DEVELOPMENT EFFECT OF WATER INJECTION
Under the guidance of the established dual stages water injection strategy for the weak volatile oil reservoir, the practice from depletion development to water injection was carried out by the way of convert, the high water cut production wells to injection wells at the reservoir edge. In order to effectively reduce the influence of interlayer interference, three development layer series are divided to ensure the effect of water injection. Two wells with high water cut in the low part of the structure are converted to injection wells to form a well pattern of two injectors and six producers. The average water injecting strength in QX reservoir is 30 m3/(d·m) and the average water injectivity index is 55 m3/(d·MPa). The water injection capacity of such oilfield can meet the water injection demand in the stage of double stages. The injection-production ratio is designed as 3:1 in the stage of enhanced water injection and 1:1 in the stage of cyclic water injection. Figure 4 shows formation pressure and annual oil production curve after water injection development in QX oilfield. It can be seen that in the first seven years of depletion development, the formation pressure decreases at an annual decline rate of 10.8%. After water injection development, the formation pressure increases significantly with an annual increase rate of 8.4%. The phenomenon of degassing has been obviously controlled and the production gas oil ratio has been reduced from 551 m3/m3 in the depletion development stage to 202 m3/m3 in the water injection stage, indicating that the formation pressure has been effectively restored in the enhanced water injection stage and the influence of secondary gas cap on production has been reduced. The decline rate of oil production has reduced from 20.8% in depletion development stage to -12.7% in water injection stage, which means that the oil production increased from natural decline to increase due to stimulation effect. The results of oil recovery prediction by the decline method show that the recovery factor of this kind of weak volatile oil reservoir is only 18.0% through depletion development, while it can reach 36.3% and the enhanced recovery can reach 18.3% through double stages water injection development.
CONCLUSIONS
(1) If the hysteresis of relative permeability and capillary force are not taken into account, the predicted recovery results of water injection development will be larger and smaller, respectively. Therefore, the hysteresis effects are significant for the formulation of water injection strategy in weak volatile reservoir.

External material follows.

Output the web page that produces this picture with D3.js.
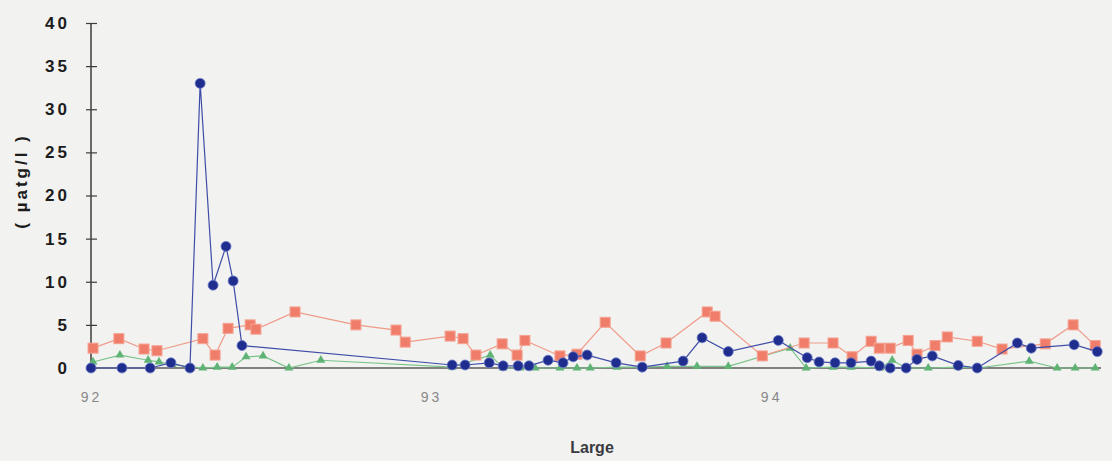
<!DOCTYPE html>
<html>
<head>
<meta charset="utf-8">
<script src="https://cdn.jsdelivr.net/npm/d3@7/dist/d3.min.js"></script>
<style>
  html, body { margin: 0; padding: 0; background: #f2f2f0; }
  svg { display: block; }
</style>
</head>
<body>
<svg id="chart" width="1112" height="461"></svg>
<script>
// Sampling dates (decimal year, 92 = 1992) and concentrations in µatg/l
const blueX = [92.000, 92.091, 92.174, 92.235, 92.291, 92.321, 92.359, 92.397, 92.418, 92.444,
  93.062, 93.100, 93.171, 93.212, 93.256, 93.288, 93.344, 93.388, 93.418, 93.459,
  93.544, 93.621, 93.741, 93.797, 93.874, 94.021, 94.106, 94.141, 94.188, 94.235,
  94.294, 94.318, 94.350, 94.397, 94.429, 94.474, 94.550, 94.606, 94.724, 94.765,
  94.891, 94.959];
const blueY = [0, 0, 0, 0.6, 0, 33.0, 9.6, 14.1, 10.1, 2.6,
  0.35, 0.35, 0.6, 0.25, 0.25, 0.25, 0.9, 0.6, 1.3, 1.5,
  0.6, 0.1, 0.8, 3.5, 1.9, 3.2, 1.2, 0.7, 0.6, 0.6,
  0.8, 0.25, 0, 0, 1.0, 1.4, 0.3, 0, 2.9, 2.3,
  2.7, 1.9];

const redX = [92.006, 92.082, 92.156, 92.194, 92.329, 92.365, 92.403, 92.468, 92.485, 92.600,
  92.779, 92.897, 92.924, 93.056, 93.094, 93.132, 93.209, 93.253, 93.276, 93.379,
  93.429, 93.512, 93.615, 93.691, 93.812, 93.835, 93.974, 94.097, 94.182, 94.238,
  94.294, 94.318, 94.350, 94.403, 94.429, 94.482, 94.518, 94.606, 94.679, 94.806,
  94.888, 94.953];
const redY = [2.3, 3.4, 2.2, 2.0, 3.4, 1.5, 4.6, 5.0, 4.5, 6.5,
  5.0, 4.4, 3.0, 3.7, 3.4, 1.5, 2.8, 1.5, 3.2, 1.4,
  1.6, 5.3, 1.4, 2.9, 6.5, 6.0, 1.4, 2.9, 2.9, 1.3,
  3.1, 2.3, 2.3, 3.2, 1.6, 2.6, 3.6, 3.1, 2.2, 2.8,
  5.0, 2.6];

const greenX = [92.006, 92.085, 92.168, 92.200, 92.238, 92.329, 92.371, 92.415, 92.456, 92.506,
  92.582, 92.676, 93.062, 93.174, 93.212, 93.262, 93.306, 93.379, 93.429, 93.468,
  93.547, 93.618, 93.694, 93.782, 93.874, 94.056, 94.103, 94.182, 94.235, 94.321,
  94.356, 94.397, 94.462, 94.550, 94.609, 94.759, 94.841, 94.894, 94.953];
const greenY = [0.7, 1.5, 0.9, 0.7, 0.4, 0, 0.1, 0.1, 1.3, 1.4,
  0, 0.9, 0.1, 1.5, 0, 0, 0, 0, 0, 0,
  0.1, 0.1, 0.2, 0.2, 0.2, 2.3, 0, 0.1, 0.1, 0,
  0.9, 0, 0, 0.1, 0, 0.8, 0, 0, 0];

const yTicks = [0, 5, 10, 15, 20, 25, 30, 35, 40];
const xTicks = [92, 93, 94];
const yTitle = "(  µatg/l  )";
const xTitle = "Large";

const svg = d3.select("#chart");

const x = d3.scaleLinear().domain([92, 94.97]).range([91, 1101]);
const y = d3.scaleLinear().domain([0, 40]).range([368, 23]);

// Horizontal baseline
svg.append("line")
  .attr("x1", x(92)).attr("x2", x(94.97))
  .attr("y1", y(0)).attr("y2", y(0))
  .attr("stroke", "#5a5a5a").attr("stroke-width", 1.5);

// X tick labels (no tick marks)
const xAxis = svg.append("g")
  .attr("transform", `translate(0,${y(0)})`)
  .call(d3.axisBottom(x).tickValues(xTicks).tickSize(0).tickPadding(24).tickFormat(d3.format("d")));
xAxis.select(".domain").remove();
xAxis.selectAll("text")
  .attr("font-family", "Liberation Sans, Arial, sans-serif")
  .attr("font-size", 14)
  .attr("letter-spacing", "3px")
  .attr("fill", "#888888");

// Y axis with ticks crossing the line
const yAxis = svg.append("g")
  .attr("transform", `translate(${x(92)},0)`)
  .call(d3.axisLeft(y).tickValues(yTicks).tickSize(5).tickPadding(16).tickSizeOuter(0));
yAxis.select(".domain").attr("stroke", "#3c3c3c").attr("stroke-width", 1.5)
  .attr("d", `M0,${y(40)}V${y(0)}`);
yAxis.selectAll(".tick line").attr("x1", 6).attr("stroke", "#3c3c3c").attr("stroke-width", 1.2);
yAxis.selectAll("text")
  .attr("font-family", "Liberation Sans, Arial, sans-serif")
  .attr("font-size", 17)
  .attr("font-weight", "bold")
  .attr("letter-spacing", "3px")
  .attr("fill", "#1c1c1c");

// Axis titles
svg.append("text")
  .attr("transform", `translate(27,${181}) rotate(-90)`)
  .attr("text-anchor", "middle")
  .attr("font-family", "Liberation Sans, Arial, sans-serif")
  .attr("font-size", 17).attr("font-weight", "bold")
  .attr("letter-spacing", "3px")
  .attr("fill", "#1c1c1c")
  .text(yTitle);

svg.append("text")
  .attr("x", 592).attr("y", 453)
  .attr("text-anchor", "middle")
  .attr("font-family", "Liberation Sans, Arial, sans-serif")
  .attr("font-size", 16).attr("font-weight", "bold")
  .attr("fill", "#3a3a40")
  .text(xTitle);

// Series
const zip = (xs, ys) => xs.map((v, i) => [v, ys[i]]);
const line = d3.line().x(d => x(d[0])).y(d => y(d[1]));

const green = zip(greenX, greenY);
const red = zip(redX, redY);
const blue = zip(blueX, blueY);

svg.append("path").datum(green).attr("d", line)
  .attr("fill", "none").attr("stroke", "#7cc48c").attr("stroke-width", 1.2);
svg.append("g").selectAll("path").data(green).join("path")
  .attr("d", d3.symbol(d3.symbolTriangle, 34))
  .attr("transform", d => `translate(${x(d[0])},${y(d[1])})`)
  .attr("fill", "#5fb374");

svg.append("path").datum(red).attr("d", line)
  .attr("fill", "none").attr("stroke", "#f09a88").attr("stroke-width", 1.2);
svg.append("g").selectAll("rect").data(red).join("rect")
  .attr("x", d => x(d[0]) - 5).attr("y", d => y(d[1]) - 5)
  .attr("width", 10).attr("height", 10)
  .attr("fill", "#f07d6a").attr("stroke", "#f4a292").attr("stroke-width", 1);

svg.append("path").datum(blue).attr("d", line)
  .attr("fill", "none").attr("stroke", "#3f4da8").attr("stroke-width", 1.2);
svg.append("g").selectAll("circle").data(blue).join("circle")
  .attr("cx", d => x(d[0])).attr("cy", d => y(d[1]))
  .attr("r", 5)
  .attr("fill", "#1f2e8e").attr("stroke", "#6f7cc8").attr("stroke-width", 0.8);
</script>
</body>
</html>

(2) Compared with conventional water injection, cyclic water injection has the characteristics of "three zones and two bands" between injection and production wells. From the perspective of enhancement efficiency, the positive efficiency of water stagnation and oil drainage band is better than the negative efficiency of oil stagnation and gas drainage band. Therefore, cyclic water injection can still improve oil recovery by 1.1% compared with conventional water injection.

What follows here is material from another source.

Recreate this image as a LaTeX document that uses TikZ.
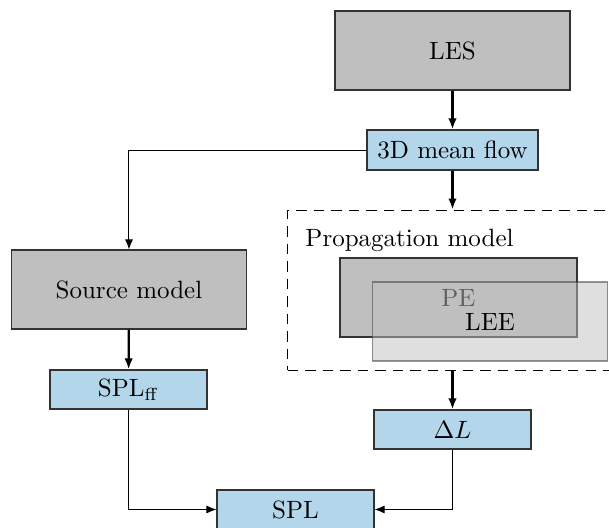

(3) The water injection strategy for weak volatile oil reservoir after long-term depletion development includes two stages: enhanced water injection and cyclic water injection. The time for enhanced water injection to turn into cyclic water injection is when the formation pressure recovers to the bubble point pressure and it is better to use equal duration in the two half period (stopping injection period and reinjection period) and half period of 2 months.
(4) The decline rate of oil production in QX oilfield has been decreased from 20.8% in the depletion stage to -12.7% in the water injection stage. The double stages water injection strategy established by considering the hysteresis effects is effective to improve the recovery rate of the weak volatile oil reservoir.
CONFLICT OF INTERESTS
The authors have not declared any conflict of interests.